Construction equipment makers - a proxy for China’s infrastructure, resources and construction sectors - suffered a plunge in sales after 2011, as commodity prices collapsed.
Industry sales in China peaked that year at $35bn, according to consultancy Off-Highway Research; and this year, they are estimated at $9bn - the worst sales level in more than a decade.
But speaking at a crowded biennial industry show this week, executives from machinery makers said that in the third quarter of this year there were finally signs of life. They now expect growth next year for the first time since 2011, as a glut of used equipment ages, the industry works through accumulated inventory and companies benefit from ambitious government projects.
Overall demand for excavators in China jumped by 50 percent in September, while sales of earth-moving and road-making machinery, a major beneficiary of the Silk Road effort, turned positive after five years of losses, according to Off-Highway.
“We’ve seen fairly significant signs of bottoming and turning around,” said David Beatenbough, a vice-president of Guangxi LiuGong Machinery Co Ltd, one of China’s largest construction machinery manufacturers, where he overseas research and development.
“We’re seeing quite a bit in rail, some in roads... and a little bit in traditional real estate,” he said.
China has estimated the Silk Road initiative, known as ‘One Belt, One Road’, could add $2.5 trillion to China’s trade in the next decade, making it critical to the post-financial crisis turnaround - and the benefits will go well beyond machine makers.
Chinese President Xi Jinping’s initiative, includes a drive for an integrated economic area through Central Asia, West Asia, the Middle East and Europe, based on new infrastructure - such as roads and railways, and increased trade links.
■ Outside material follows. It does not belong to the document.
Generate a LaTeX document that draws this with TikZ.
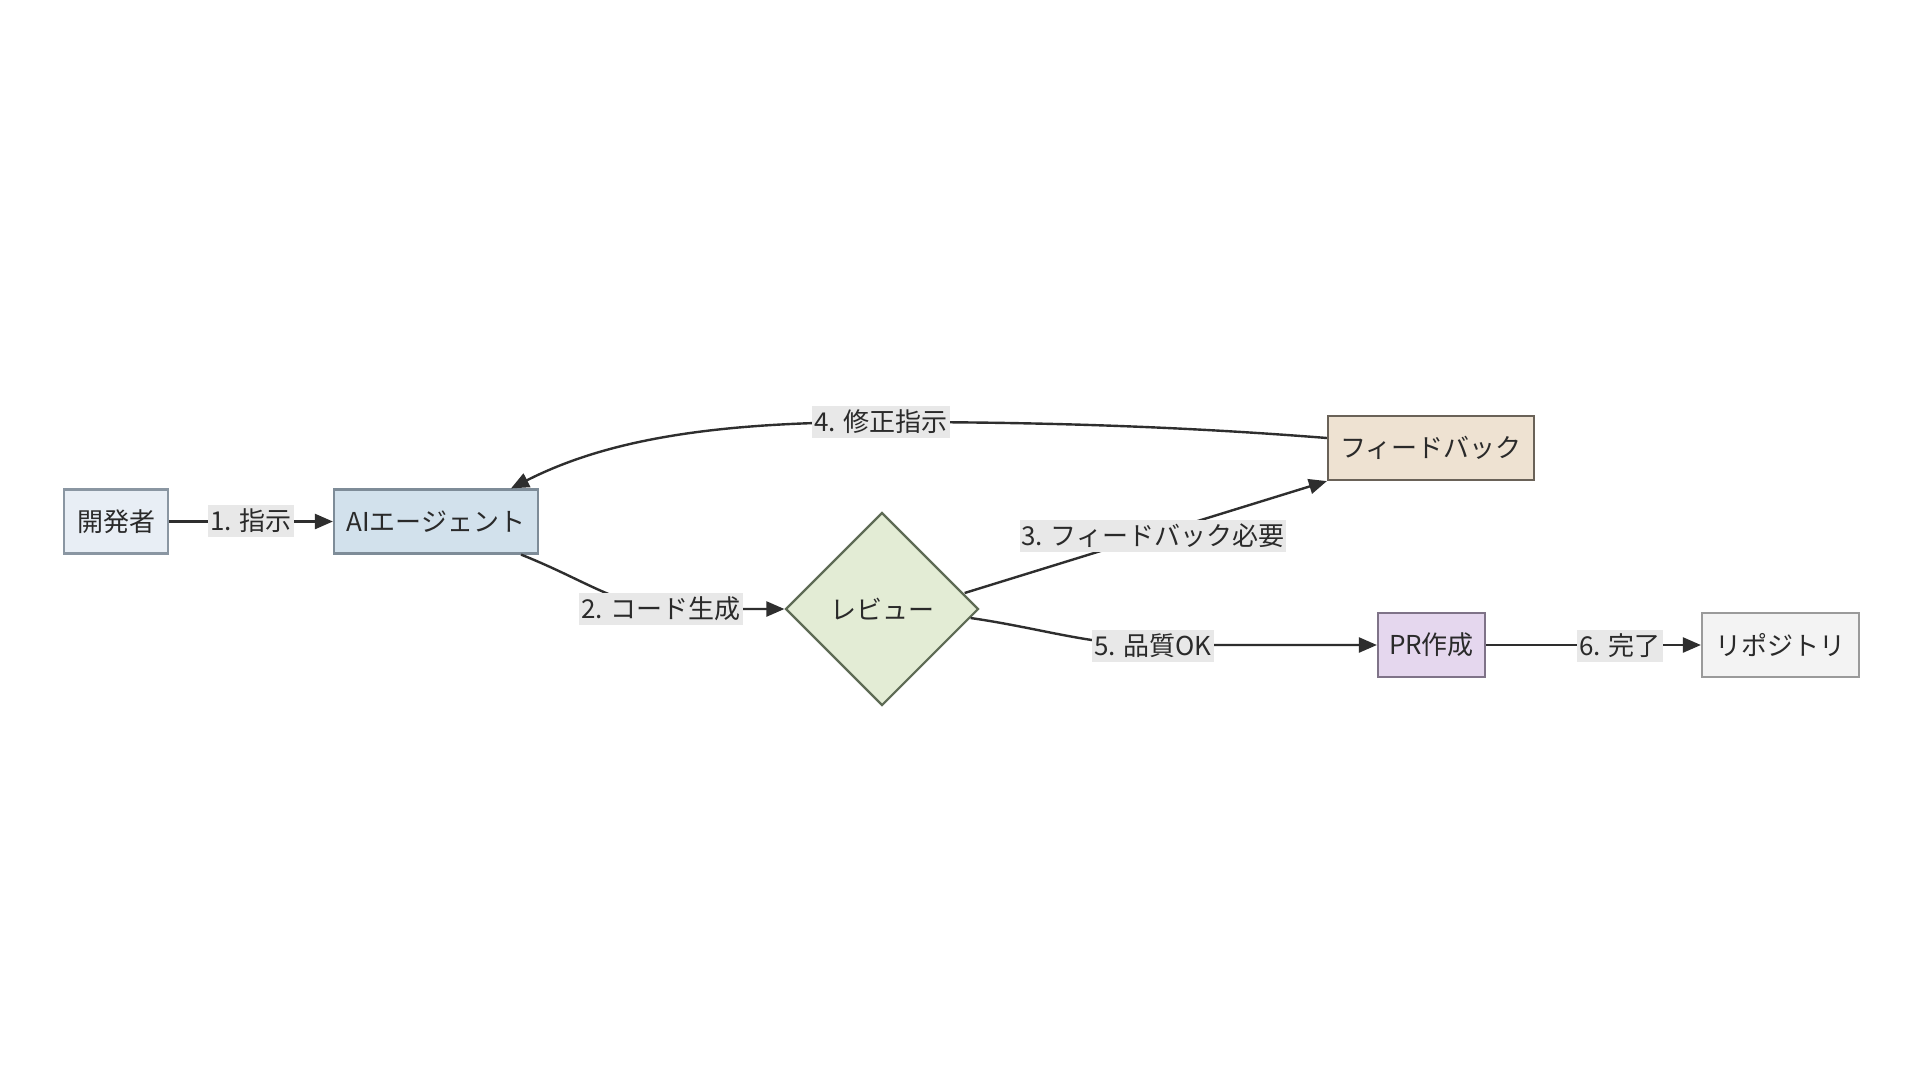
\documentclass[tikz,border=0pt]{standalone}
\usepackage{fontspec}
\setmainfont{Noto Sans CJK JP}
\usetikzlibrary{shapes.geometric,arrows.meta}
\definecolor{txt}{HTML}{2A2A2A}
\definecolor{edge}{HTML}{2E2E2E}
\definecolor{lblbg}{HTML}{E8E8E8}
\definecolor{devfill}{HTML}{E8EEF5}
\definecolor{devdraw}{HTML}{8A96A2}
\definecolor{aifill}{HTML}{D2E1EC}
\definecolor{aidraw}{HTML}{7E8C98}
\definecolor{revfill}{HTML}{E3ECD5}
\definecolor{revdraw}{HTML}{5E6B55}
\definecolor{fbfill}{HTML}{EEE2D2}
\definecolor{fbdraw}{HTML}{6A6258}
\definecolor{prfill}{HTML}{E5D7EE}
\definecolor{prdraw}{HTML}{7F7388}
\definecolor{repofill}{HTML}{F3F3F3}
\definecolor{repodraw}{HTML}{9A9A9A}
\tikzset{
  box/.style={rectangle, draw, line width=2.2pt, minimum height=64pt, inner sep=0pt,
    text=txt, font=\fontsize{26pt}{30pt}\selectfont},
  lbl/.style={fill=lblbg, text=txt, inner sep=2pt, minimum height=32pt,
    font=\fontsize{26pt}{30pt}\selectfont},
  conn/.style={draw=edge, line width=2.4pt, -{Triangle[length=18pt,width=15pt]}},
}
\begin{document}
\begin{tikzpicture}[x=1pt,y=-1pt]
\useasboundingbox[fill=white] (0,0) rectangle (1920,1080);
% nodes
\node[box, fill=devfill, draw=devdraw, minimum width=104pt] (dev) at (116,521.5) {開発者};
\node[box, fill=aifill, draw=aidraw, minimum width=204pt] (ai) at (436,521.5) {AIエージェント};
\node[diamond, draw=revdraw, fill=revfill, line width=2.2pt, minimum width=193pt, minimum height=193pt,
  inner sep=0pt, text=txt, font=\fontsize{26pt}{30pt}\selectfont] (rev) at (882,609) {レビュー};
\node[box, fill=fbfill, draw=fbdraw, minimum width=206pt] (fb) at (1431,448) {フィードバック};
\node[box, fill=prfill, draw=prdraw, minimum width=107pt] (pr) at (1431.5,645) {PR作成};
\node[box, fill=repofill, draw=repodraw, minimum width=157pt] (repo) at (1780.5,645) {リポジトリ};
% edges
\draw[conn] (dev.east) -- (ai.west);
\draw[conn] ([xshift=-18pt]ai.south east) .. controls (590,582) and (620,609) .. (680,609) -- (rev.west);
\draw[conn] ([xshift=-15pt,yshift=16pt]rev.east) -- (fb.south west);
\draw[conn] ([yshift=10pt]fb.west) .. controls (1150,424) and (1000,422) .. (881,422)
  .. controls (720,422) and (610,438) .. ([xshift=75pt]ai.north);
\draw[conn] ([xshift=-9pt,yshift=-9pt]rev.east) .. controls (1040,628) and (1090,645) .. (1153,645) -- (pr.west);
\draw[conn] (pr.east) -- (repo.west);
% labels
\node[lbl] (l1) at (251,521) {1. 指示};
\node[lbl] (l2) at (661,609) {2. コード生成};
\node[lbl] (l3) at (1153,536) {3. フィードバック必要};
\node[lbl] (l4) at (881,422) {4. 修正指示};
\node[lbl] (l5) at (1153,646) {5. 品質OK};
\node[lbl] (l6) at (1620,646) {6. 完了};
\end{tikzpicture}
\end{document}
Official data has shown broader signs of stabilisation in the China’s economy, driven by billions of dollars in government spending and a property boom in major cities, even as private investment and exports remain stubbornly weak.
Beijing, which is seeking to cushion the impact of the country’s slowest growth in 25 years, has accelerated approvals, sent officials to probe stalled projects and encouraged private investors to play a bigger role in infrastructure building.
Earlier this month, the country’s top economic planner said it had approved 2.97 trillion yuan ($429.3bn) worth of projects in the first ten months of the year, 2.9 percent higher than the amount approved over the same period last year. Infrastructure spending is entering a growth phase globally.